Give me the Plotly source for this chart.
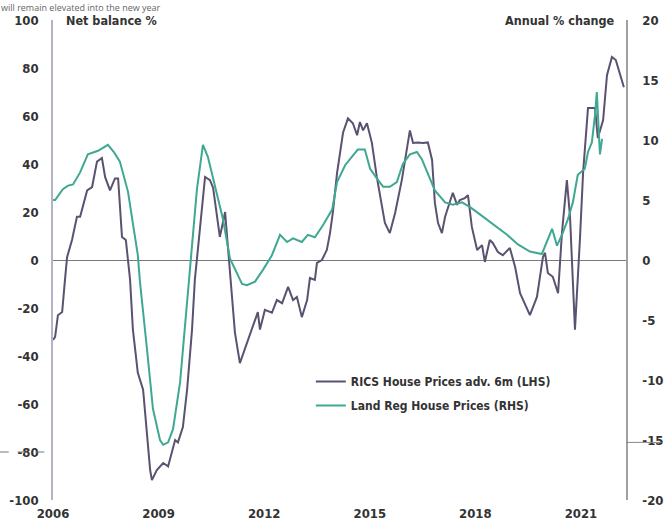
import plotly.graph_objects as go

# RICS House Prices adv. 6m (LHS) - net balance %
rics_x = [2006.00, 2006.06, 2006.14, 2006.26, 2006.34, 2006.40, 2006.54, 2006.68, 2006.77, 2006.97,
          2007.11, 2007.25, 2007.39, 2007.48, 2007.62, 2007.76, 2007.85, 2007.96, 2008.07, 2008.19,
          2008.27, 2008.41, 2008.56, 2008.76, 2008.81, 2008.95, 2009.13, 2009.27, 2009.47, 2009.55,
          2009.69, 2009.81, 2009.95, 2010.03, 2010.18, 2010.32, 2010.46, 2010.55, 2010.74, 2010.89,
          2010.97, 2011.09, 2011.17, 2011.31, 2011.51, 2011.65, 2011.82, 2011.88, 2012.02, 2012.22,
          2012.36, 2012.51, 2012.68, 2012.82, 2012.93, 2013.07, 2013.22, 2013.30, 2013.44, 2013.50,
          2013.64, 2013.78, 2013.87, 2013.95, 2014.07, 2014.24, 2014.38, 2014.52, 2014.64, 2014.72,
          2014.81, 2014.92, 2015.06, 2015.20, 2015.35, 2015.43, 2015.57, 2015.72, 2015.91, 2016.06,
          2016.14, 2016.23, 2016.37, 2016.51, 2016.65, 2016.77, 2016.85, 2016.94, 2017.05, 2017.14,
          2017.28, 2017.36, 2017.48, 2017.56, 2017.70, 2017.79, 2017.90, 2018.05, 2018.19, 2018.27,
          2018.41, 2018.50, 2018.64, 2018.78, 2018.98, 2019.13, 2019.27, 2019.47, 2019.55, 2019.75,
          2019.92, 2019.98, 2020.06, 2020.20, 2020.35, 2020.46, 2020.60, 2020.69, 2020.83, 2020.97,
          2021.06, 2021.20, 2021.40, 2021.48, 2021.63, 2021.74, 2021.88, 2021.99, 2022.11, 2022.22]
rics_y = [-33.3, -32, -23, -21.7, -8.3, 1.2, 8.3, 18, 18, 29,
          30.4, 41, 42.5, 34.6, 29, 34, 34, 9.6, 8.3, -8.3,
          -29, -47, -54, -87.5, -91.7, -87.5, -84.6, -86, -75, -76,
          -69.6, -54, -29, -8.3, 13.8, 34.6, 33.3, 30, 9.6, 20,
          5.4, -16.7, -30.4, -43, -34.6, -29, -21.7, -29, -20.8, -22,
          -16.7, -18, -11.2, -16.7, -15.4, -23.8, -16.7, -7.5, -8.3, -1.2,
          0, 4.2, 11.2, 19.6, 36.2, 53, 59, 57, 52, 57.5,
          54, 57, 48.8, 34.6, 20.8, 15.4, 11.2, 19.6, 33.3, 45.8,
          54, 48.8, 49, 48.8, 49, 41.7, 23.8, 15.4, 11.2, 18,
          25, 28, 23, 25, 25.8, 27, 13.8, 4.2, 6.2, -0.8,
          8.3, 7, 3.3, 2, 5, -2.9, -13.8, -20.8, -23, -15.4,
          1.2, 3, -5.4, -7, -13.8, 11.2, 33.3, 18, -29, 8.3,
          36.2, 63.3, 63.3, 50.8, 58.3, 77, 84.6, 83.3, 77, 72]

# Land Reg House Prices (RHS) - annual % change
lr_x = [2006.00, 2006.06, 2006.28, 2006.43, 2006.57, 2006.77, 2006.99, 2007.28, 2007.56, 2007.73,
        2007.90, 2008.13, 2008.41, 2008.47, 2008.67, 2008.84, 2009.04, 2009.13, 2009.27, 2009.41,
        2009.61, 2009.81, 2009.95, 2010.09, 2010.26, 2010.40, 2010.55, 2010.83, 2011.03, 2011.23,
        2011.37, 2011.51, 2011.74, 2011.97, 2012.22, 2012.45, 2012.65, 2012.82, 2013.07, 2013.24,
        2013.44, 2013.67, 2013.93, 2014.07, 2014.30, 2014.49, 2014.66, 2014.86, 2015.01, 2015.20,
        2015.38, 2015.57, 2015.77, 2015.94, 2016.14, 2016.34, 2016.48, 2016.65, 2016.85, 2017.14,
        2017.36, 2017.62, 2017.85, 2018.13, 2018.50, 2018.90, 2019.21, 2019.55, 2019.89, 2019.98,
        2020.18, 2020.32, 2020.49, 2020.63, 2020.77, 2020.91, 2021.11, 2021.20, 2021.31, 2021.40,
        2021.45, 2021.54, 2021.60]
lr_y = [5.0, 5.0, 5.9, 6.2, 6.3, 7.3, 8.8, 9.1, 9.6, 9.0,
        8.2, 5.7, 0.4, -1.8, -7.4, -12.4, -15.0, -15.4, -15.2, -14.1,
        -10.2, -3.2, 1.5, 5.9, 9.6, 8.6, 6.8, 3.4, 0.1, -1.2,
        -2.0, -2.1, -1.8, -0.8, 0.4, 2.1, 1.5, 1.8, 1.5, 2.1,
        1.9, 2.9, 4.2, 6.5, 7.9, 8.6, 9.2, 9.2, 7.6, 6.8,
        6.1, 6.1, 6.5, 8.0, 8.8, 9.0, 8.4, 7.2, 5.8, 4.8,
        4.6, 4.8, 4.4, 3.8, 3.0, 2.1, 1.3, 0.7, 0.5, 1.2,
        2.6, 1.2, 2.3, 3.4, 4.8, 7.1, 7.6, 9.0, 9.8, 12.1,
        14.0, 8.8, 10.1]

left_ticks = [100, 80, 60, 40, 20, 0, -20, -40, -60, -80, -100]
right_ticks = [20, 15, 10, 5, 0, -5, -10, -15, -20]
year_ticks = [2006, 2009, 2012, 2015, 2018, 2021]

FONT = "Liberation Sans Narrow, Arial Narrow, DejaVu Sans Condensed, Roboto, sans-serif"
PURPLE = "#5b5170"
TEAL = "#3fa893"
TXT = "#333333"

fig = go.Figure()
fig.add_trace(go.Scatter(x=rics_x, y=rics_y, mode="lines", name="RICS House Prices adv. 6m (LHS)",
                         line=dict(color=PURPLE, width=2), legendgroup="a", yaxis="y"))
fig.add_trace(go.Scatter(x=lr_x, y=lr_y, mode="lines", name="Land Reg House Prices (RHS)",
                         line=dict(color=TEAL, width=2), legendgroup="b", yaxis="y2"))

tick_font = dict(family=FONT, size=13, color=TXT, weight="bold")

fig.update_layout(
    width=664, height=526,
    margin=dict(l=53, r=38, t=20, b=26, autoexpand=False),
    paper_bgcolor="white", plot_bgcolor="white",
    font=dict(family=FONT, size=12, color=TXT),
    showlegend=True,
    legend=dict(x=0.45, y=0.277, xanchor="left", yanchor="top", bgcolor="rgba(0,0,0,0)",
                font=dict(family=FONT, size=12, color=TXT, weight="bold"),
                tracegroupgap=5, itemwidth=30),
    xaxis=dict(range=[2006, 2022.28], tickvals=year_ticks, ticktext=[str(v) for v in year_ticks],
               showgrid=False, zeroline=False, showline=False, ticks="", automargin=False,
               tickfont=tick_font, ticklabelstandoff=4),
    yaxis=dict(range=[-100, 100], tickvals=left_ticks, ticktext=[str(v) for v in left_ticks],
               showgrid=False, zeroline=True, automargin=False,
               zerolinecolor="#7a7a7a", zerolinewidth=1, showline=True, linecolor="#b4b2c8",
               linewidth=1.5, ticks="", ticklabelstandoff=10, tickfont=tick_font),
    yaxis2=dict(range=[-20, 20], tickvals=right_ticks, ticktext=[str(v) for v in right_ticks],
                overlaying="y", side="right", automargin=False,
                showgrid=False, zeroline=False, showline=True, linecolor="#a0a0a0", linewidth=1.5,
                ticks="", ticklabelstandoff=12, tickfont=tick_font),
    annotations=[
        dict(text="Net balance %", xref="paper", yref="paper", x=0.02, y=1.0, xanchor="left",
             yanchor="middle", showarrow=False, font=dict(family=FONT, size=12.5, color=TXT, weight="bold")),
        dict(text="Annual % change", xref="paper", yref="paper", x=0.984, y=1.0, xanchor="right",
             yanchor="middle", showarrow=False, font=dict(family=FONT, size=12.5, color=TXT, weight="bold")),
        dict(text="will remain elevated into the new year", xref="paper", yref="paper",
             x=-0.0925, y=1.0417, xanchor="left", yanchor="top", showarrow=False, borderpad=0,
             font=dict(family="Open Sans, sans-serif", size=9, color="#666666")),
    ],
    shapes=[
        dict(type="line", xref="paper", yref="y", x0=-0.093, x1=-0.015, y0=-80, y1=-80,
             line=dict(color="#777777", width=1, dash="dash")),
        dict(type="line", xref="paper", yref="y2", x0=1.0, x1=1.062, y0=-15.2, y1=-15.2,
             line=dict(color="#888888", width=1)),
    ],
)

fig.write_html("out.html", config={"displayModeBar": False},
               post_script="document.body.style.margin='0';document.body.style.overflow='hidden';")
========
Stated task: Restate, line by line and word for word, everything from the top of the material through the line that contains "import plotly.graph_objects as go". Leave pictures out.

Solution to the problem:
Give me the Plotly source for this chart.
import plotly.graph_objects as go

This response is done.